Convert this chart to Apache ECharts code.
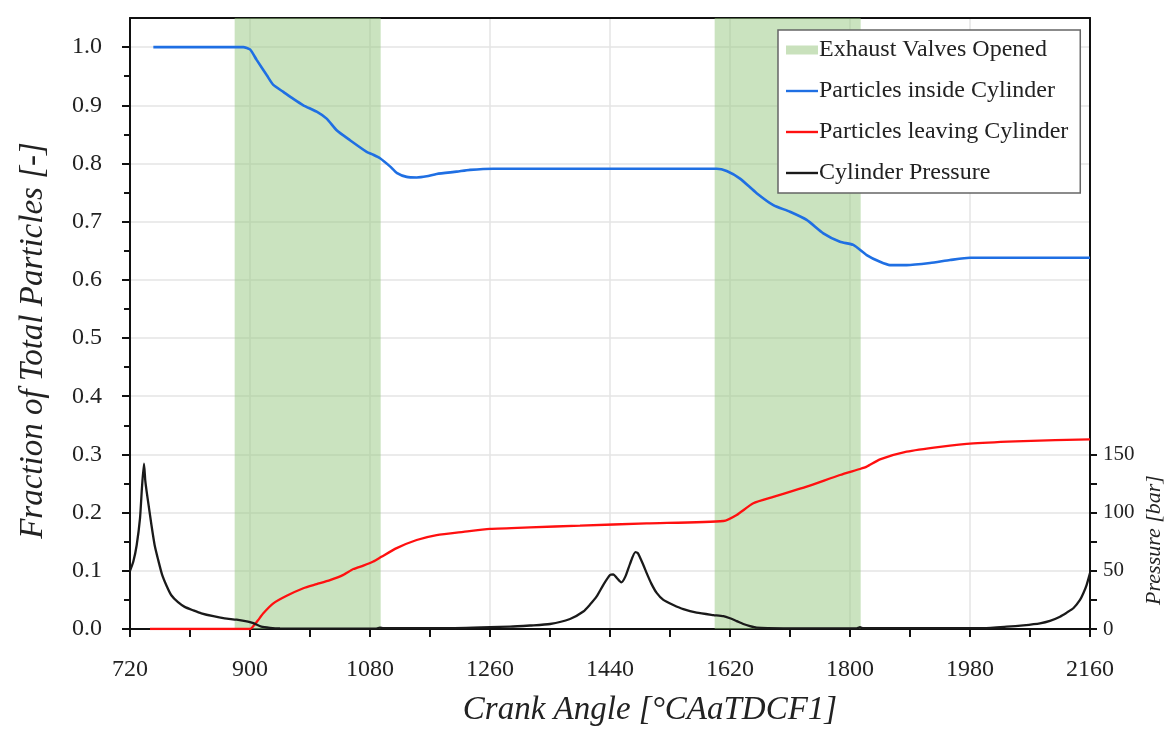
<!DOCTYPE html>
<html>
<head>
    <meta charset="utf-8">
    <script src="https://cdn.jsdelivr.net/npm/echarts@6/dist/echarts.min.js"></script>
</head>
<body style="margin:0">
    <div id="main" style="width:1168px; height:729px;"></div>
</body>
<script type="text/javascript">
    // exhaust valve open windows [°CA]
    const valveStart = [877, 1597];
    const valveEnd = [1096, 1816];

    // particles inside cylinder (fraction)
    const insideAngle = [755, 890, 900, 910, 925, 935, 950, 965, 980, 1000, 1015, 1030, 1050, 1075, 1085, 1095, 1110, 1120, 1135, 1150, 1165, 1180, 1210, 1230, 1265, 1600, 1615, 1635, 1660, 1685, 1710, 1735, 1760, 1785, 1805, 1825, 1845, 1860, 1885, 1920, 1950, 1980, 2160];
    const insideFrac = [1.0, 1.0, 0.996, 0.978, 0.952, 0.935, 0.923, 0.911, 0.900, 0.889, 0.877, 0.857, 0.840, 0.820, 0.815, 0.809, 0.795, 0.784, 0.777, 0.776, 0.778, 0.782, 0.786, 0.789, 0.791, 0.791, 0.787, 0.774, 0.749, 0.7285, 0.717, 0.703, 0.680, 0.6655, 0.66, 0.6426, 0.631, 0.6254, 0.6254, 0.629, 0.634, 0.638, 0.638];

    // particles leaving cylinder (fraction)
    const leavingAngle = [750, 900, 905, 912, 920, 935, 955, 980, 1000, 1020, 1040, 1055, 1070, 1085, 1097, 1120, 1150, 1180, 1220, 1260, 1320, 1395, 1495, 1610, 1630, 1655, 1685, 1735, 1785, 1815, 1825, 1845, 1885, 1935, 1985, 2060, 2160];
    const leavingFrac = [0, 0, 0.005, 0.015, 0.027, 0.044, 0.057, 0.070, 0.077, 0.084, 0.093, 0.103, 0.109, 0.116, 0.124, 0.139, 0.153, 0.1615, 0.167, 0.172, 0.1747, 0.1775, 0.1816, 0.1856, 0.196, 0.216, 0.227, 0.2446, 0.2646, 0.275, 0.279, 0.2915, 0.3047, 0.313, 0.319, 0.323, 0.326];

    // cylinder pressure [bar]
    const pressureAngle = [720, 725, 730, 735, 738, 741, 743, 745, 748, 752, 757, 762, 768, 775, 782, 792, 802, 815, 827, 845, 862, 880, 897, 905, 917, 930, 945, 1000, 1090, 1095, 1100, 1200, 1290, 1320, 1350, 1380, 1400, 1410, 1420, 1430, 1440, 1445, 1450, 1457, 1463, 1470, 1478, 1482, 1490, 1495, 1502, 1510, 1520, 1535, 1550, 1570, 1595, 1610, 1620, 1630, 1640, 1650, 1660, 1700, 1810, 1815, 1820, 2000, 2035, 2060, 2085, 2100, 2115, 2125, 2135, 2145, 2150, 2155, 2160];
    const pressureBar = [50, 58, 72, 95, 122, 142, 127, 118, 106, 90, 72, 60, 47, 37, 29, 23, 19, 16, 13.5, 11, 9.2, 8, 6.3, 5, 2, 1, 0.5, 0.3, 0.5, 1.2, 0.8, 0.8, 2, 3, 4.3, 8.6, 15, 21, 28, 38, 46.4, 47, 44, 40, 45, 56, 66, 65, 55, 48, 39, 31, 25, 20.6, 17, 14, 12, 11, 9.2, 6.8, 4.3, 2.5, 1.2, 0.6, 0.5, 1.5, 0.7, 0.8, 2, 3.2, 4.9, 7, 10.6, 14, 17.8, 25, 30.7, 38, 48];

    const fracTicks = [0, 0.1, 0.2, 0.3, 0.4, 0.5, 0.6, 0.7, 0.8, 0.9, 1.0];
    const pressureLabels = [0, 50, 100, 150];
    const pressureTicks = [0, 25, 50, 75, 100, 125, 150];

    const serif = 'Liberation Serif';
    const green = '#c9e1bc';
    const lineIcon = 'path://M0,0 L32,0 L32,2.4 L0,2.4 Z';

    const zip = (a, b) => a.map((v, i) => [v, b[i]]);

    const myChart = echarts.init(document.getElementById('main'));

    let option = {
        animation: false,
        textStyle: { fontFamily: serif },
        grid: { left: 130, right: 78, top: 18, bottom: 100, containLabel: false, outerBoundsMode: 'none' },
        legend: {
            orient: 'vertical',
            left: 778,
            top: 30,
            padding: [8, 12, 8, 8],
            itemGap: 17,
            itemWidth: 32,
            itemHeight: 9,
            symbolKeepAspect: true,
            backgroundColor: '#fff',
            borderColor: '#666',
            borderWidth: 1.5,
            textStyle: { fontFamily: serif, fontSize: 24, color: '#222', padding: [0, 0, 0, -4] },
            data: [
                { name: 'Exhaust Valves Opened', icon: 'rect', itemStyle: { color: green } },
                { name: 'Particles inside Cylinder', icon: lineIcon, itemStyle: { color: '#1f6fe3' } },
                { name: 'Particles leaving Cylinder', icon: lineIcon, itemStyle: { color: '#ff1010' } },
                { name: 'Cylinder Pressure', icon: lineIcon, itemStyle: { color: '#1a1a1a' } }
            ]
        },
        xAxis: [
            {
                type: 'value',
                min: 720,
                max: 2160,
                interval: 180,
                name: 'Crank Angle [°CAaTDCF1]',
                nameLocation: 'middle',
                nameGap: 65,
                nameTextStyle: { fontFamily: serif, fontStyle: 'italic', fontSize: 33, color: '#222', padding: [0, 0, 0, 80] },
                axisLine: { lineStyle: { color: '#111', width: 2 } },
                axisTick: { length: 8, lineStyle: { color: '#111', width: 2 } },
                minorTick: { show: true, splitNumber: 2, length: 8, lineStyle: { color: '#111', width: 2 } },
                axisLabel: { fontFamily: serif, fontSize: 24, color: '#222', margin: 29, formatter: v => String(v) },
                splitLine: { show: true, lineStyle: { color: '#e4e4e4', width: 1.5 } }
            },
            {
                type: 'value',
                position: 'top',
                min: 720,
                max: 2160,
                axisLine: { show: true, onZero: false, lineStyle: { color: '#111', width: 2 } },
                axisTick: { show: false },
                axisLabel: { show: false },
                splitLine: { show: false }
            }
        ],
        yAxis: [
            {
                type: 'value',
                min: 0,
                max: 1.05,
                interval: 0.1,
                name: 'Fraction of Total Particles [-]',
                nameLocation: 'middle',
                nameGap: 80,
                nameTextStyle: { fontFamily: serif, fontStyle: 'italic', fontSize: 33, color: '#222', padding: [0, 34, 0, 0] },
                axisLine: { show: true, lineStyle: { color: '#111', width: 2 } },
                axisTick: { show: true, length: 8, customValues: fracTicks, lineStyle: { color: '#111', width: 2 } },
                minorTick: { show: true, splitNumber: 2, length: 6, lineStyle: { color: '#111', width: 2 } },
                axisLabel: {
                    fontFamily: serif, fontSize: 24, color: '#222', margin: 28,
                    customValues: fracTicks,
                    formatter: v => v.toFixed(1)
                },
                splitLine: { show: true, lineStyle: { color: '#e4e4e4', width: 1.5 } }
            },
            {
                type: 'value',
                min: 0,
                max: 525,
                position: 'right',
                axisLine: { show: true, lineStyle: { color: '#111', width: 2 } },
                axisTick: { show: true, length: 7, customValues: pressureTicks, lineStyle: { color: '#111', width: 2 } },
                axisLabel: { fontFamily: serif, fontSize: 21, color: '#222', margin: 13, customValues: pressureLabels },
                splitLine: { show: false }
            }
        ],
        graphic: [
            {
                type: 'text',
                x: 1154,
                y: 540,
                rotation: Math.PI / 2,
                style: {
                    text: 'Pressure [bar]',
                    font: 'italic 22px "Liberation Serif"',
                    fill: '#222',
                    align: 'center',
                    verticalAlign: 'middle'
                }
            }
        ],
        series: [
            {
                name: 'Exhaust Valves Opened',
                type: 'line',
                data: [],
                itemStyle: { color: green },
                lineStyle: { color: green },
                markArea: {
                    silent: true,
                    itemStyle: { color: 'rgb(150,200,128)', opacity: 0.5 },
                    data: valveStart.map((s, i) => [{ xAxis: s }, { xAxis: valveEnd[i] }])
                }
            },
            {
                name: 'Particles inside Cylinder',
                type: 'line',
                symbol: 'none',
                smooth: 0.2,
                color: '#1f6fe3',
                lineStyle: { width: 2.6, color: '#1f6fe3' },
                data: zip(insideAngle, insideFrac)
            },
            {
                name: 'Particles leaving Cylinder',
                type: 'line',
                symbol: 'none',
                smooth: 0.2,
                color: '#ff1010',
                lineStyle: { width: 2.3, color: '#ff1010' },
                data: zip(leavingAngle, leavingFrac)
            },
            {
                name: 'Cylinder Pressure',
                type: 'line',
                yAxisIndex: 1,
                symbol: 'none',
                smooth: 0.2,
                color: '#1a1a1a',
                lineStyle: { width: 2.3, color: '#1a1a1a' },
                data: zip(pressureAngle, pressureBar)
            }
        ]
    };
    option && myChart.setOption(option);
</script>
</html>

------------------------------------------------

> [CHALLENGE]: Repeat the listing above up to and including the line with "0.634, 0.638, 0.638];", starting from its first line. Drop any pictures.

> [THE RESULT]:
Convert this chart to Apache ECharts code.
<!DOCTYPE html>
<html>
<head>
    <meta charset="utf-8">
    <script src="https://cdn.jsdelivr.net/npm/echarts@6/dist/echarts.min.js"></script>
</head>
<body style="margin:0">
    <div id="main" style="width:1168px; height:729px;"></div>
</body>
<script type="text/javascript">
    // exhaust valve open windows [°CA]
    const valveStart = [877, 1597];
    const valveEnd = [1096, 1816];

    // particles inside cylinder (fraction)
    const insideAngle = [755, 890, 900, 910, 925, 935, 950, 965, 980, 1000, 1015, 1030, 1050, 1075, 1085, 1095, 1110, 1120, 1135, 1150, 1165, 1180, 1210, 1230, 1265, 1600, 1615, 1635, 1660, 1685, 1710, 1735, 1760, 1785, 1805, 1825, 1845, 1860, 1885, 1920, 1950, 1980, 2160];
    const insideFrac = [1.0, 1.0, 0.996, 0.978, 0.952, 0.935, 0.923, 0.911, 0.900, 0.889, 0.877, 0.857, 0.840, 0.820, 0.815, 0.809, 0.795, 0.784, 0.777, 0.776, 0.778, 0.782, 0.786, 0.789, 0.791, 0.791, 0.787, 0.774, 0.749, 0.7285, 0.717, 0.703, 0.680, 0.6655, 0.66, 0.6426, 0.631, 0.6254, 0.6254, 0.629, 0.634, 0.638, 0.638];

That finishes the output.